For toy collectors, another comparison brings to mind the disturbing collection of “Twisted Land of Oz” figures produced by Image Comics co-founder and comic book legend Todd McFarlane, with its outlandish iterations of “Oz” characters that were in many ways more aligned with John R. Neill’s and W.W. Denslow’s original illustrations in Baum’s 14 “Oz” releases. These monstrous amusements bear an uncanny kinship with “The Electric State’s” mutant machines discovered along the way.
Both “The Electric State” and “The Wizard of Oz” latch onto the themes of family, home, tolerance, identity and the interconnectedness of the individuals we share our lives with as we drift from cradle to grave.
Chris Pratt’s ex-soldier/smuggler, Keats, looking very much like a shaggy Cowardly Lion with his blonde mop of hair and bushy mustache, regains his honor by reluctantly joining the mission to accompany Michelle and Cosmo with his sidekick utility ‘bot. Michelle has her personal “Tin Man,” a cartoon ‘bot controlled remotely by her lost brother held somewhere in the Pacific Northwest. It also doubles as a type of Toto, an innocent leading the way into the ravaged landscape.
“The Electric State” trades in “The Wizard of Oz’s” sanitized Yellow Brick Road to the vaunted Emerald City for a dirty, dystopian road trip across America towards a segregated Exclusion Zone for displaced machines like a “clinking, clanking, clattering collection of caliginous junk.” Instead of Oz’s angry apple trees tossing fruit, we’ve got rioting robots hurling barbecues and kitchen appliances at our heroes.
Stanley Tucci’s egotistical Ethan Skate character acts as a nefarious replacement for “Oz’s” deceptive-but-benign Wizard, playing God and keeping his Neurocast subjects stuck in perpetual zombie states while plugged into Sentre’s virtual network established around the globe. Even the climactic battle’s helicopter-like drone warriors recalls nefarious winged monkeys deployed from the Wicked Witch’s austere stone castle.
And finally, it’s perhaps not a coincidence that this pair of movies share a climactic third act in the Emerald City, as Michelle is finally reunited with her kidnapped, wired-up brother Christopher at Sentre’s headquarters in Seattle, a metropolis that just happens to be known by that same moniker, the Emerald City, due to its abundant rain-drenched greenery.

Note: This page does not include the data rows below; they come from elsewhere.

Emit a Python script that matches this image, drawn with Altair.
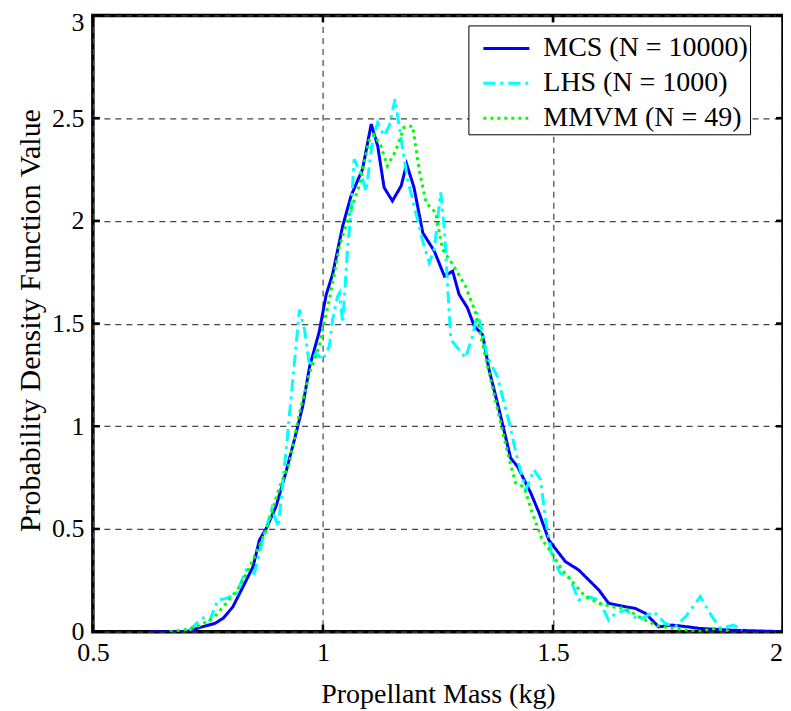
import altair as alt
import pandas as pd

# ---------------- data ----------------
series_names = ["MCS (N = 10000)", "LHS (N = 1000)", "MMVM (N = 49)"]
series_colors = ["#0000FF", "#00FFFF", "#00FF00"]
series_dashes = [[1, 0], [12, 5, 3, 5], [3, 4]]

mcs_x = [0.624, 0.704, 0.732, 0.765, 0.783, 0.804, 0.830, 0.848, 0.862, 0.877,
         0.898, 0.920, 0.938, 0.956, 0.971, 0.992, 1.007, 1.021, 1.043, 1.061,
         1.086, 1.105, 1.119, 1.133, 1.151, 1.170, 1.182, 1.198, 1.217, 1.242,
         1.264, 1.282, 1.296, 1.314, 1.329, 1.347, 1.361, 1.383, 1.408, 1.423,
         1.452, 1.470, 1.491, 1.527, 1.556, 1.600, 1.621, 1.658, 1.679, 1.701,
         1.730, 1.759, 1.795, 1.817, 1.888, 2.000]
mcs_y = [0.0, 0.0, 0.02, 0.04, 0.065, 0.12, 0.235, 0.316, 0.446, 0.503,
         0.609, 0.78, 0.934, 1.097, 1.29, 1.46, 1.64, 1.74, 1.975, 2.121,
         2.251, 2.471, 2.365, 2.162, 2.097, 2.17, 2.276, 2.162, 1.942, 1.853,
         1.731, 1.755, 1.641, 1.577, 1.487, 1.446, 1.276, 1.08, 0.845, 0.804,
         0.674, 0.577, 0.446, 0.341, 0.30, 0.202, 0.138, 0.121, 0.113, 0.089,
         0.023, 0.032, 0.023, 0.016, 0.007, 0.0]

lhs_x = [0.710, 0.725, 0.743, 0.754, 0.772, 0.790, 0.812, 0.833, 0.851, 0.869,
         0.889, 0.903, 0.920, 0.938, 0.949, 0.960, 0.971, 0.985, 1.000, 1.014,
         1.021, 1.032, 1.036, 1.043, 1.054, 1.061, 1.068, 1.083, 1.094, 1.108,
         1.119, 1.133, 1.144, 1.157, 1.170, 1.184, 1.202, 1.216, 1.231, 1.242,
         1.256, 1.264, 1.271, 1.278, 1.310, 1.325, 1.336, 1.347, 1.357, 1.379,
         1.405, 1.423, 1.441, 1.459, 1.473, 1.484, 1.498, 1.516, 1.535, 1.556,
         1.578, 1.600, 1.621, 1.636, 1.658, 1.687, 1.719, 1.744, 1.766, 1.788,
         1.820, 1.846, 1.864, 1.893, 1.911]
lhs_y = [0.007, 0.04, 0.072, 0.056, 0.154, 0.162, 0.186, 0.30, 0.284, 0.446,
         0.60, 0.511, 0.885, 1.308, 1.568, 1.471, 1.292, 1.357, 1.324, 1.39,
         1.52, 1.633, 1.65, 1.503, 1.877, 2.04, 2.30, 2.227, 2.145, 2.397,
         2.479, 2.414, 2.462, 2.593, 2.397, 2.202, 2.04, 1.91, 1.796, 1.861,
         2.138, 1.959, 1.682, 1.422, 1.333, 1.438, 1.552, 1.455, 1.34, 1.243,
         1.016, 0.837, 0.69, 0.788, 0.739, 0.544, 0.365, 0.284, 0.267, 0.154,
         0.17, 0.154, 0.056, 0.089, 0.105, 0.056, 0.097, 0.04, 0.024, 0.072,
         0.17, 0.072, 0.016, 0.032, 0.007]

mmvm_x = [0.667, 0.703, 0.732, 0.761, 0.790, 0.819, 0.848, 0.877, 0.906, 0.927,
          0.949, 0.971, 0.992, 1.014, 1.036, 1.061, 1.079, 1.100, 1.111, 1.126,
          1.140, 1.158, 1.176, 1.195, 1.209, 1.224, 1.245, 1.260, 1.282, 1.310,
          1.332, 1.353, 1.383, 1.405, 1.419, 1.437, 1.455, 1.477, 1.498, 1.520,
          1.542, 1.571, 1.600, 1.629, 1.658, 1.687, 1.723, 1.759, 1.817, 1.853,
          1.888]
mmvm_y = [0.0, 0.01, 0.03, 0.065, 0.138, 0.219, 0.349, 0.495, 0.706, 0.82,
          1.065, 1.26, 1.39, 1.617, 1.877, 2.056, 2.17, 2.39, 2.42, 2.365,
          2.267, 2.34, 2.455, 2.462, 2.251, 2.089, 2.04, 1.861, 1.788, 1.682,
          1.552, 1.34, 1.048, 0.837, 0.723, 0.706, 0.577, 0.446, 0.381, 0.30,
          0.243, 0.17, 0.138, 0.121, 0.113, 0.072, 0.032, 0.016, 0.0, 0.016,
          0.0]

x_ticks = [0.5, 1.0, 1.5, 2.0]
y_ticks = [0.0, 0.5, 1.0, 1.5, 2.0, 2.5, 3.0]

x_title = "Propellant Mass (kg)"
y_title = "Probability Density Function Value"

# ---------------- build tables ----------------
# legend labels get a trailing en/thin space so the legend box keeps its right margin
label_pad = "\u2002\u2009"
legend_domain = [n + label_pad for n in series_names]
frames = []
for name, xs, ys in zip(legend_domain, [mcs_x, lhs_x, mmvm_x], [mcs_y, lhs_y, mmvm_y]):
    frames.append(pd.DataFrame({"mass": xs, "pdf": ys, "series": name}))
df = pd.concat(frames, ignore_index=True)
df["order"] = range(len(df))

xt = pd.DataFrame({"mass": x_ticks})
yt = pd.DataFrame({"pdf": y_ticks})

W, H = 691, 617
FONT = "Liberation Serif"

xscale = alt.Scale(domain=[0.5, 2.0], nice=False, zero=False)
yscale = alt.Scale(domain=[0.0, 3.0], nice=False)

# a wide horizontal stroke symbol
legend = alt.Legend(
    title=None, orient="none", legendX=376, legendY=10,
    symbolType="M-1.18,0H1.18", symbolSize=1521, symbolStrokeWidth=3,
    symbolFillColor="transparent",
    labelFont=FONT, labelFontSize=28, labelColor="black", labelLimit=500,
    labelOffset=16, symbolOffset=15, rowPadding=0, padding=2,
    fillColor="white", strokeColor="black",
)

color_enc = alt.Color("series:N", scale=alt.Scale(domain=legend_domain, range=series_colors),
                      legend=legend)
dash_enc = alt.StrokeDash("series:N", scale=alt.Scale(domain=legend_domain, range=series_dashes),
                          legend=legend)

x_axis = alt.Axis(values=x_ticks, format="~g", title=x_title, ticks=False, domain=False,
                  grid=True, labelFlush=False, labelPadding=8,
                  labelOffset={"condition": {"test": "datum.value == 2", "value": -7}, "value": 0},
                  titleY=71, titleBaseline="alphabetic")
y_axis = alt.Axis(values=y_ticks, format="~g", title=y_title, ticks=False, domain=False,
                  grid=True, labelFlush=False, labelPadding=9,
                  labelOffset={"condition": {"test": "datum.value == 3", "value": 7}, "value": 0},
                  titleX=-47, titleY=305, titleFontSize=30)

X = alt.X("mass:Q", scale=xscale, axis=x_axis)
Y = alt.Y("pdf:Q", scale=yscale, axis=y_axis)

base = alt.Chart(df)
layers = []
for name in legend_domain:
    layers.append(
        base.transform_filter(alt.datum.series == name)
        .mark_line(strokeWidth=3, clip=True)
        .encode(x=X, y=Y, color=color_enc, strokeDash=dash_enc, order="order:Q")
    )

tick_len = 7
rule = dict(color="black", strokeWidth=2.5)
bottom_ticks = alt.Chart(xt).mark_rule(**rule).encode(
    x=X, y=alt.value(H), y2=alt.value(H - tick_len))
top_ticks = alt.Chart(xt).mark_rule(**rule).encode(
    x=X, y=alt.value(0), y2=alt.value(tick_len))
left_ticks = alt.Chart(yt).mark_rule(**rule).encode(
    y=Y, x=alt.value(0), x2=alt.value(tick_len))
right_ticks = alt.Chart(yt).mark_rule(**rule).encode(
    y=Y, x=alt.value(W), x2=alt.value(W - tick_len))

chart = alt.layer(*layers, bottom_ticks, top_ticks, left_ticks, right_ticks).properties(
    width=W, height=H,
    autosize=alt.AutoSizeParams(type="none"),
    padding={"left": 85, "top": 7, "right": 0, "bottom": 79},
    background="white",
).configure_view(
    stroke="black", strokeWidth=3.5
).configure_axis(
    labelFont=FONT, labelFontSize=26, labelColor="black",
    titleFont=FONT, titleFontSize=28, titleFontWeight="normal", titleColor="black",
    gridColor="#444444", gridDash=[6, 5], gridWidth=1.2, gridOpacity=1,
)

chart.save("out.html", embed_options={"renderer": "svg", "actions": False})
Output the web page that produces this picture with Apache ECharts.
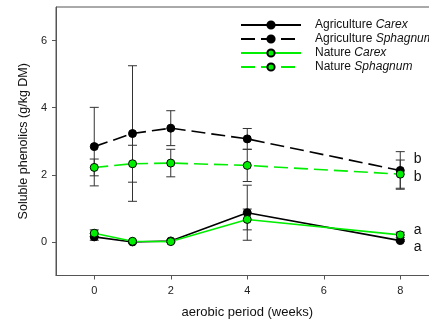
<!DOCTYPE html>
<html><head><meta charset="utf-8">
<script src="https://cdn.jsdelivr.net/npm/echarts@6/dist/echarts.min.js"></script>
<style>html,body{margin:0;padding:0;background:#fff}#c{width:429px;height:322px}</style>
</head><body><div id="c"></div>
<script>
const weeks = [0, 1, 2, 4, 8];
const agCarex = [0.15, 0.0, 0.03, 0.87, 0.04];
const agCarexErr = [0.1, 0.03, 0.03, 0.82, 0.03];
const agSphag = [2.84, 3.23, 3.39, 3.07, 2.13];
const agSphagErr = [1.17, 2.02, 0.52, 0.31, 0.56];
const natCarex = [0.26, 0.02, 0.01, 0.67, 0.21];
const natCarexErr = [0.1, 0.02, 0.02, 0.31, 0.08];
const natSphag = [2.22, 2.33, 2.35, 2.28, 2.02];
const natSphagErr = [0.25, 0.55, 0.41, 0.48, 0.42];
const letters = ['a', 'b', 'a', 'b'];
const names = ['Agriculture Carex', 'Agriculture Sphagnum', 'Nature Carex', 'Nature Sphagnum'];
const xTicks = [0, 2, 4, 6, 8];
const yTicks = [0, 2, 4, 6];

const GREEN = '#00ee00';
const defs = [
  {vals: agCarex, err: agCarexErr, color: '#000', fill: '#000', dash: 'solid', off: [0, 7]},
  {vals: agSphag, err: agSphagErr, color: '#000', fill: '#000', dash: [14, 6], off: [0, -11]},
  {vals: natCarex, err: natCarexErr, color: GREEN, fill: GREEN, dash: 'solid', off: [0, -5]},
  {vals: natSphag, err: natSphagErr, color: GREEN, fill: GREEN, dash: [14, 6], off: [0, 3]}
];

const series = [];
defs.forEach((d, i) => {
  series.push({
    type: 'custom', name: names[i] + ' err', z: 1, silent: true,
    data: weeks.map((w, k) => [w, d.vals[k] - d.err[k], d.vals[k] + d.err[k]]),
    renderItem: function (params, api) {
      const lo = api.coord([api.value(0), api.value(1)]);
      const hi = api.coord([api.value(0), api.value(2)]);
      const h = 4.5;
      const st = {stroke: '#333', lineWidth: 1};
      return {type: 'group', children: [
        {type: 'line', shape: {x1: lo[0], y1: lo[1], x2: hi[0], y2: hi[1]}, style: st},
        {type: 'line', shape: {x1: lo[0] - h, y1: lo[1], x2: lo[0] + h, y2: lo[1]}, style: st},
        {type: 'line', shape: {x1: hi[0] - h, y1: hi[1], x2: hi[0] + h, y2: hi[1]}, style: st}
      ]};
    }
  });
});
defs.forEach((d, i) => {
  series.push({
    type: 'line', name: names[i], z: 3 + i,
    symbol: 'circle', symbolSize: 8, showAllSymbol: true,
    lineStyle: {color: d.color, width: 1.6, type: d.dash},
    itemStyle: {color: d.fill, borderColor: '#000', borderWidth: 1},
    emphasis: {disabled: true},
    data: weeks.map((w, k) => {
      const item = {value: [w, d.vals[k]]};
      if (k === weeks.length - 1) {
        item.label = {show: true, position: 'right', distance: 9, offset: d.off,
          formatter: letters[i], color: '#111', fontSize: 14, fontFamily: 'Liberation Sans'};
      }
      return item;
    })
  });
});

const chart = echarts.init(document.getElementById('c'), null, {renderer: 'canvas'});
chart.setOption({
  animation: false,
  textStyle: {fontFamily: 'Liberation Sans'},
  grid: {left: 56, top: 7, width: 382.5, height: 268.5, show: true, borderColor: '#555', borderWidth: 1,
         containLabel: false, outerBoundsMode: 'none'},
  legend: {
    left: 240, top: 19, padding: 0, orient: 'vertical', itemWidth: 60, itemHeight: 9, itemGap: 2,
    data: names,
    formatter: function (n) {
      const p = n.split(' ');
      return '{n|' + p[0] + ' }{i|' + p[1] + '}';
    },
    textStyle: {
      color: '#111', fontSize: 12, lineHeight: 12, padding: [0, 0, 0, 9],
      rich: {n: {fontSize: 12, color: '#111'}, i: {fontSize: 12, color: '#111', fontStyle: 'italic'}}
    }
  },
  xAxis: {
    type: 'value', min: -1, max: 9,
    name: 'aerobic period (weeks)', nameLocation: 'middle', nameGap: 30,
    nameTextStyle: {fontSize: 13, color: '#111'},
    axisLine: {show: true, onZero: false, lineStyle: {color: '#555'}},
    axisTick: {show: true, length: 4, inside: false, customValues: xTicks, lineStyle: {color: '#555'}},
    axisLabel: {fontSize: 11, color: '#222', margin: 10, customValues: xTicks},
    splitLine: {show: false}
  },
  yAxis: {
    type: 'value', min: -1, max: 7,
    name: 'Soluble phenolics (g/kg DM)', nameLocation: 'middle', nameGap: 26,
    nameTextStyle: {fontSize: 12.5, color: '#111'},
    axisLine: {show: true, onZero: false, lineStyle: {color: '#555'}},
    axisTick: {show: true, length: 4, inside: false, customValues: yTicks, lineStyle: {color: '#555'}},
    axisLabel: {fontSize: 11, color: '#222', margin: 9, customValues: yTicks},
    splitLine: {show: false}
  },
  series: series
});
</script></body></html>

Michelle’s and Dorothy’s journey of self-discovery do share a remarkable verisimilitude if studied at a relative distance. While it’s not a perfectly direct reflection of “The Wizard of Oz,” there are enough shadows and echoes of that pioneering marvel released into theaters in 1939 to provide a stimulating, conversation-starting debate by which “The Electric State” can be interpreted in a far more constructive light. And that’s a restorative tonic everyone can confidently pull back the curtain on.
The Russo Brothers’ “The Electric State” streams exclusively on Netflix.